Marc Meuris received the M.S. degree in physics and the Ph.D. degree in physics from the Katholieke Universiteit Leuven, Leuven, Belgium, respectively in 1983 and 1990.

In 1984, he started in imec, Leuven. In the first year, he did RTP anneal process development of dopants in III–V material. Then, he transferred to the analysis group at IMEC, headed by Wilfried Vandervorst, where he did his Ph.D. work on Secondary Ion-Mass Spectroscopy. From 1990 to 1999, he was with the group of Marc Heyns on cleaning technology for improving the gate oxide integrity, resulting in the development of the IMEC Clean as a pre-gate and pre-diffusion clean for CMOS processing. From 1997 to 2002, he was the CMP Group Leader at IMEC. In 2002, he was the Technical Advisor for IMEC CMOS projects in collaboration with Flemish industry. Since 2003, he was the Program Manager of the Ge program at IMEC. In 2006, this program enlarged its focus to Ge and III–V materials for scaling CMOS devices with high-mobility materials. In 2010 he moved to the PhotoVoltaics research department of Jef Poortmans in imec to start up a Thin Film PV team on CIGS technology.

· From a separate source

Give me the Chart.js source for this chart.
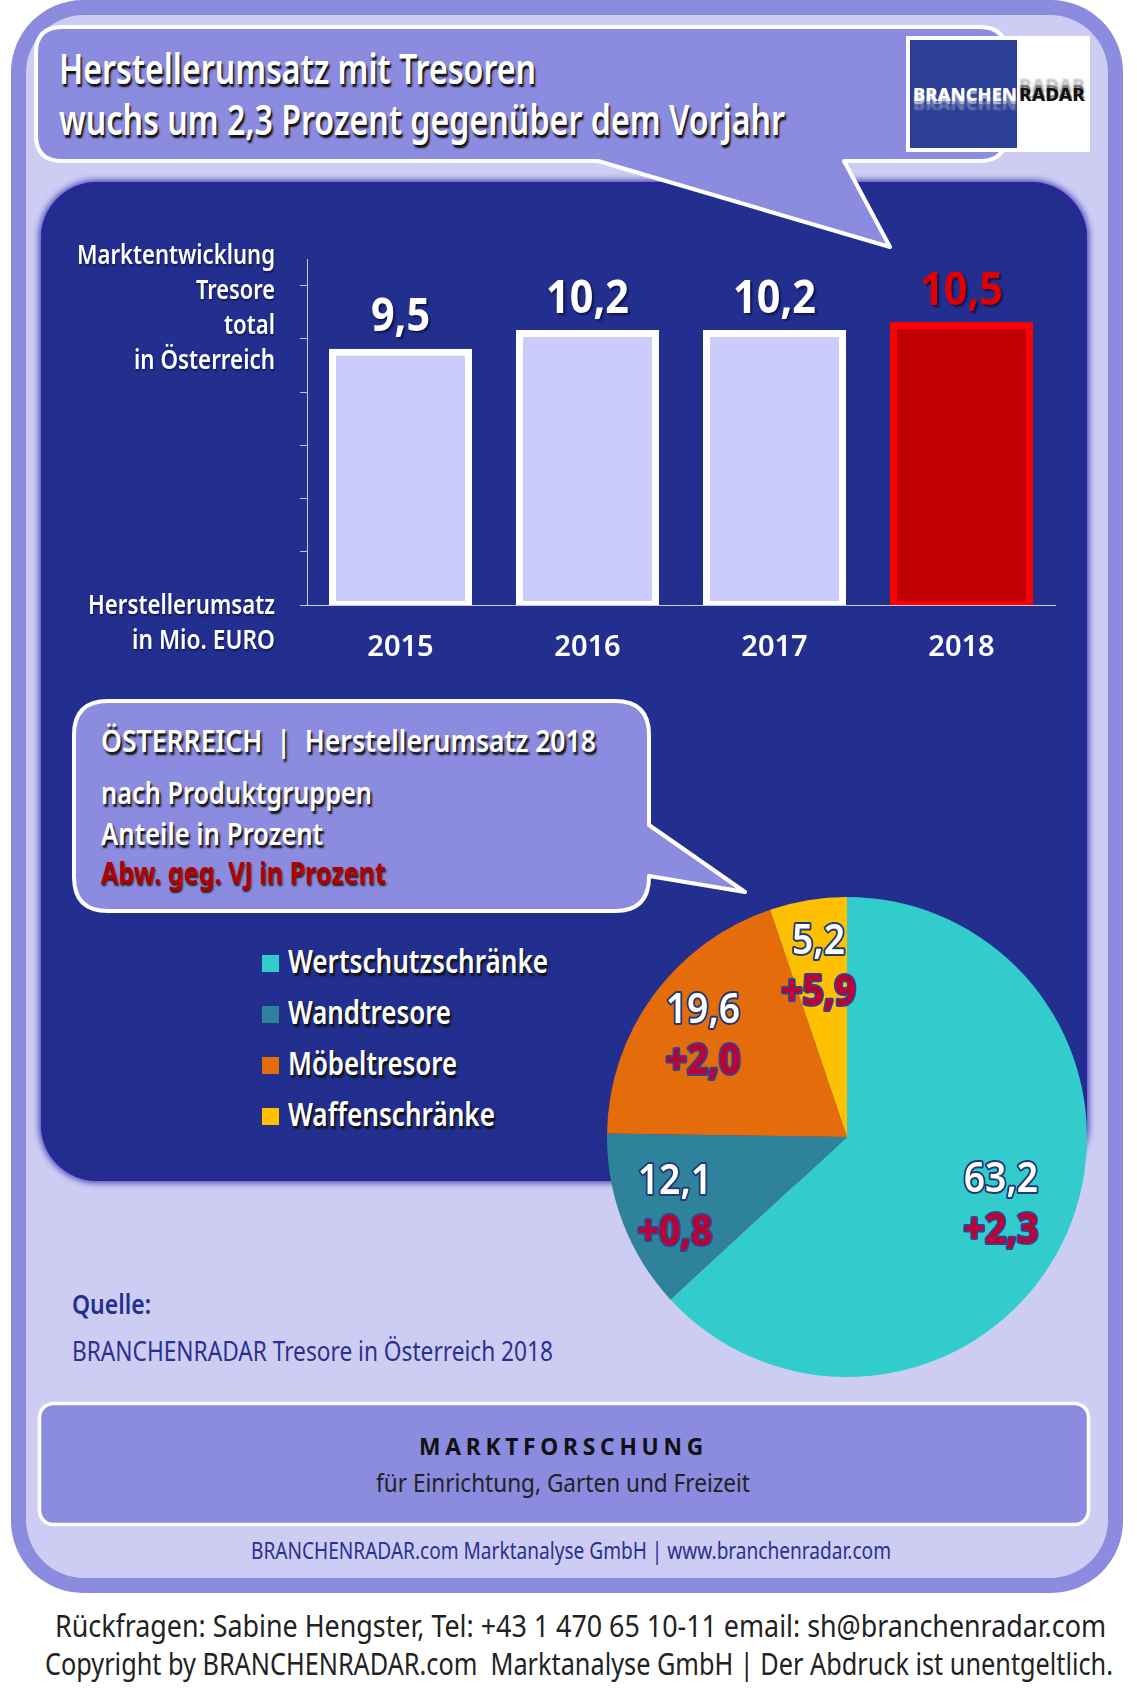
<!DOCTYPE html>
<html lang="de">
<head>
<meta charset="utf-8">
<title>Herstellerumsatz mit Tresoren</title>
<script src="https://cdn.jsdelivr.net/npm/chart.js@4"></script>
<style>
  html, body { margin: 0; padding: 0; background: #fff; }
  #page { position: relative; width: 1137px; height: 1688px; overflow: hidden; font-family: "Noto Sans", sans-serif; }
  .abs { position: absolute; }
  #outer { left: 11px; top: 0; width: 1112px; height: 1593px; background: #8b8be0; border-radius: 72px; }
  #inner { left: 26px; top: 15px; width: 1082px; height: 1563px; background: #cdcdf3; border-radius: 58px; }
  #dark { left: 41px; top: 182px; width: 1046px; height: 999px; background: #232f8e; border-radius: 56px;
          box-shadow: 0 0 6px 2px rgba(42,34,166,.8), inset 0 0 10px #2a22a6; }
  #logo { left: 906px; top: 36px; width: 184px; height: 116px; background: #fff; }
  #logoBlue { left: 4px; top: 4px; width: 107px; height: 108px; background: #2b3f94; }
  svg { position: absolute; left: 0; top: 0; }
  canvas { position: absolute; }
  .t { position: absolute; white-space: pre; transform-origin: left center; line-height: 1; }
  .swatch { position: absolute; width: 17px; height: 17px; }
</style>
</head>
<body>
<div id="page">
  <div id="outer" class="abs"></div>
  <div id="inner" class="abs"></div>
  <div id="dark" class="abs"></div>
  <svg width="1137" height="1688">
    <path d="M62 27 H980 Q1006 27 1006 53 V135 Q1006 161 980 161 H844 L890 247 L598 161 H62 Q36 161 36 135 V53 Q36 27 62 27 Z"
          fill="#8b8be0" stroke="#fff" stroke-width="4" stroke-linejoin="round"/>
    <path d="M108 701 H615 Q649 701 649 735 V825 L745 892 L649 876 V877 Q649 911 615 911 H108 Q74 911 74 877 V735 Q74 701 108 701 Z"
          fill="#8b8be0" stroke="#fff" stroke-width="4" stroke-linejoin="round"/>
    <rect x="39.5" y="1403.5" width="1049" height="121" rx="14" fill="#8b8be0" stroke="#fff" stroke-width="3.5"/>
  </svg>
  <div id="logo" class="abs"><div id="logoBlue" class="abs"></div></div>
  <canvas id="barChart" width="840" height="430" style="left:250px;top:240px"></canvas>
  <canvas id="pieChart" width="500" height="500" style="left:597px;top:887px"></canvas>
  <div id="texts"></div>
</div>
<script>
// Marktentwicklung
const years = ['2015', '2016', '2017', '2018'];
const revenue = [9.5, 10.2, 10.2, 10.5];
const barFill = ['#ccccfc', '#ccccfc', '#ccccfc', '#c00000'];
const barEdge = ['#ffffff', '#ffffff', '#ffffff', '#ff0000'];
const barText = ['#ffffff', '#ffffff', '#ffffff', '#e00000'];

// Produktgruppen
const groups = ['Wertschutzschränke', 'Wandtresore', 'Möbeltresore', 'Waffenschränke'];
const shares = [63.2, 12.1, 19.6, 5.2];
const changes = [2.3, 0.8, 2.0, 5.9];
const groupColors = ['#33cccc', '#2f829c', '#e46c0a', '#ffc000'];

const FONT = '"Noto Sans", sans-serif';
const comma = (v) => v.toFixed(1).replace('.', ',');

// text, left, middle y, width on the page, font size, style
const heavy = '2px 3px 2px #111';
const soft = '1px 2px 2px #141a5c';
const pageTexts = [
  ['Herstellerumsatz mit Tresoren', 59, 68, 477, 41, { weight: 600, color: '#fff', shadow: heavy }],
  ['wuchs um 2,3 Prozent gegenüber dem Vorjahr', 59, 119, 726, 41, { weight: 600, color: '#fff', shadow: heavy }],
  ['Marktentwicklung', 77, 253, 198, 27, { weight: 600, color: '#fff', shadow: soft }],
  ['Tresore', 196, 288, 79, 27, { weight: 600, color: '#fff', shadow: soft }],
  ['total', 224, 323, 51, 27, { weight: 600, color: '#fff', shadow: soft }],
  ['in Österreich', 134, 358, 141, 27, { weight: 600, color: '#fff', shadow: soft }],
  ['Herstellerumsatz', 88, 603, 187, 27, { weight: 600, color: '#fff', shadow: soft }],
  ['in Mio. EURO', 132, 638, 143, 27, { weight: 600, color: '#fff', shadow: soft }],
  ['ÖSTERREICH  |  Herstellerumsatz 2018', 101, 741, 495, 30, { weight: 600, color: '#fff', shadow: heavy }],
  ['nach Produktgruppen', 101, 793, 271, 30, { weight: 600, color: '#fff', shadow: heavy }],
  ['Anteile in Prozent', 101, 834, 222, 30, { weight: 600, color: '#fff', shadow: heavy }],
  ['Abw. geg. VJ in Prozent', 101, 873, 285, 30, { weight: 700, color: '#b00000', shadow: '1px 2px 2px #222' }],
  ['Quelle:', 72, 1303, 79, 27, { weight: 600, color: '#232f8e' }],
  ['BRANCHENRADAR Tresore in Österreich 2018', 72, 1350, 481, 27, { weight: 400, color: '#2b3090' }],
  ['MARKTFORSCHUNG', 419, 1446, 289, 24, { weight: 700, color: '#111', spacing: '5px' }],
  ['für Einrichtung, Garten und Freizeit', 376, 1482, 374, 26, { weight: 400, color: '#222' }],
  ['BRANCHENRADAR.com Marktanalyse GmbH | www.branchenradar.com', 251, 1550, 640, 23, { weight: 400, color: '#2b3090' }],
  ['Rückfragen: Sabine Hengster, Tel: +43 1 470 65 10-11 email: sh@branchenradar.com', 55, 1625, 1051, 31, { weight: 400, color: '#222' }],
  ['Copyright by BRANCHENRADAR.com  Marktanalyse GmbH | Der Abdruck ist unentgeltlich.', 45, 1663, 1068, 31, { weight: 400, color: '#222' }],
  ['BRANCHEN', 913, 94, 104, 17, { weight: 800, color: '#fff', shadow: '0 3px 1px rgba(255,255,255,.55), 0 9px 2px rgba(255,255,255,.3)' }],
  ['RADAR', 1019, 94, 66, 17, { weight: 800, color: '#111', shadow: '0 -3px 1px rgba(0,0,0,.45), 0 -9px 2px rgba(0,0,0,.25)' }],
];

const legendY = [961, 1012, 1063, 1114];
const legendWidth = [260, 163, 169, 207];

const holder = document.getElementById('texts');

function addText(str, x, y, w, size, st) {
  const el = document.createElement('span');
  el.className = 't';
  el.textContent = str;
  el.style.left = x + 'px';
  el.style.top = y + 'px';
  el.style.fontSize = size + 'px';
  el.style.fontWeight = st.weight;
  el.style.color = st.color;
  if (st.shadow) el.style.textShadow = st.shadow;
  if (st.spacing) el.style.letterSpacing = st.spacing;
  holder.appendChild(el);
  // the original lettering is much narrower than any installed face
  const k = w / el.getBoundingClientRect().width;
  el.style.transform = `translateY(-50%) scaleX(${k})`;
}

pageTexts.forEach((t) => addText(...t));

groups.forEach((g, i) => {
  const sw = document.createElement('div');
  sw.className = 'swatch';
  sw.style.left = '262px';
  sw.style.top = (legendY[i] - 6) + 'px';
  sw.style.background = groupColors[i];
  holder.appendChild(sw);
  addText(g, 288, legendY[i], legendWidth[i], 32, { weight: 600, color: '#fff', shadow: heavy });
});

// value above each bar
const barLabels = {
  id: 'barLabels',
  afterDatasetsDraw(chart) {
    const { ctx } = chart;
    chart.getDatasetMeta(0).data.forEach((bar, i) => {
      ctx.save();
      ctx.translate(bar.x, bar.y - 34);
      ctx.scale(0.9, 1);
      ctx.font = `700 46px ${FONT}`;
      ctx.textAlign = 'center';
      ctx.textBaseline = 'middle';
      ctx.shadowColor = '#10154f';
      ctx.shadowOffsetX = 2;
      ctx.shadowOffsetY = 2;
      ctx.shadowBlur = 2;
      ctx.fillStyle = barText[i];
      ctx.fillText(comma(revenue[i]), 0, 0);
      ctx.restore();
    });
  },
};

// share and change, anchored on each slice
const sliceShift = [[44, -5], [-60, 2], [-47, -55], [-9, -76]];
const pieLabels = {
  id: 'pieLabels',
  afterDatasetsDraw(chart) {
    const { ctx } = chart;
    chart.getDatasetMeta(0).data.forEach((arc, i) => {
      const c = arc.getCenterPoint();
      ctx.save();
      ctx.translate(c.x + sliceShift[i][0], c.y + sliceShift[i][1]);
      ctx.scale(0.91, 1);
      ctx.font = `600 41px ${FONT}`;
      ctx.textAlign = 'center';
      ctx.textBaseline = 'middle';
      ctx.lineJoin = 'round';
      ctx.lineWidth = 4;
      ctx.strokeStyle = '#1f3a78';
      ctx.fillStyle = '#ffffff';
      ctx.strokeText(comma(shares[i]), 0, 0);
      ctx.fillText(comma(shares[i]), 0, 0);
      ctx.font = `700 41px ${FONT}`;
      ctx.strokeStyle = '#3a3f8f';
      ctx.fillStyle = '#c00030';
      ctx.strokeText('+' + comma(changes[i]), 0, 51);
      ctx.fillText('+' + comma(changes[i]), 0, 51);
      ctx.restore();
    });
  },
};

new Chart(document.getElementById('barChart'), {
  type: 'bar',
  data: {
    labels: years,
    datasets: [{
      data: revenue,
      backgroundColor: barFill,
      borderColor: barEdge,
      borderWidth: 7,
      borderSkipped: false,
      inflateAmount: 3.5,
      barThickness: 136,
      clip: { left: 20, top: 20, right: 20, bottom: 0 },
    }],
  },
  options: {
    responsive: false,
    animation: false,
    layout: { padding: { top: 19, right: 35, left: 0, bottom: 0 } },
    plugins: { legend: { display: false }, tooltip: { enabled: false } },
    scales: {
      x: {
        grid: { display: false },
        border: { color: '#c8c8e8', width: 1, z: 1 },
        ticks: { color: '#fff', padding: 17, font: { family: FONT, size: 29, weight: '600' } },
        afterFit(scale) { scale.height = 65; },
      },
      y: {
        min: 0,
        max: 13,
        grid: { drawOnChartArea: false, tickLength: 7, color: '#c8c8e8' },
        border: { color: '#c8c8e8', width: 1 },
        ticks: { stepSize: 2, includeBounds: false, display: false },
        afterFit(scale) { scale.width = 57; },
      },
    },
  },
  plugins: [barLabels],
});

new Chart(document.getElementById('pieChart'), {
  type: 'pie',
  data: {
    labels: groups,
    datasets: [{ data: shares, backgroundColor: groupColors, borderWidth: 0 }],
  },
  options: {
    responsive: false,
    animation: false,
    layout: { padding: 10 },
    plugins: { legend: { display: false }, tooltip: { enabled: false } },
  },
  plugins: [pieLabels],
});
</script>
</body>
</html>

Annelies Delabie is staff scientist at IMEC, the Belgian research institute for nanoelectronics and nanotechnology. Her research focuses on the deposition of thin films by means of Atomic Layer Deposition (ALD), mainly high-k dielectric layers for both high performance CMOS and memory applications.

Klaus Wolke has finished his Ph.D. in Experimental Physics in 1988 in Münster, Germany. From 1989 to 1995 Klaus Wolke worked as process engineer and section head in IBM’s Dram and Logic manufacturing sites in Böblingen, Germany and Burlington, Vt, USA.  with major responsibilities for plasma and wet process engineering.  In 1995 he became Head of Product development at STEAG Microtech (later Mattson Wet products, SCP Global Germany) leading new process and equipment development for critical cleaning and etch application in semiconductor application.
Since 2004 Klaus Wolke formed Technology Consulting Wolke (TCW), which is providing strategic advisory for technology based industries like Bosch, NXP, TI and Chartered, as well as various equipment companies. TCW primarily focusses on business and new product development, production ramp and productivity improvement in semiconductor, photovoltaics and other technology driven industries.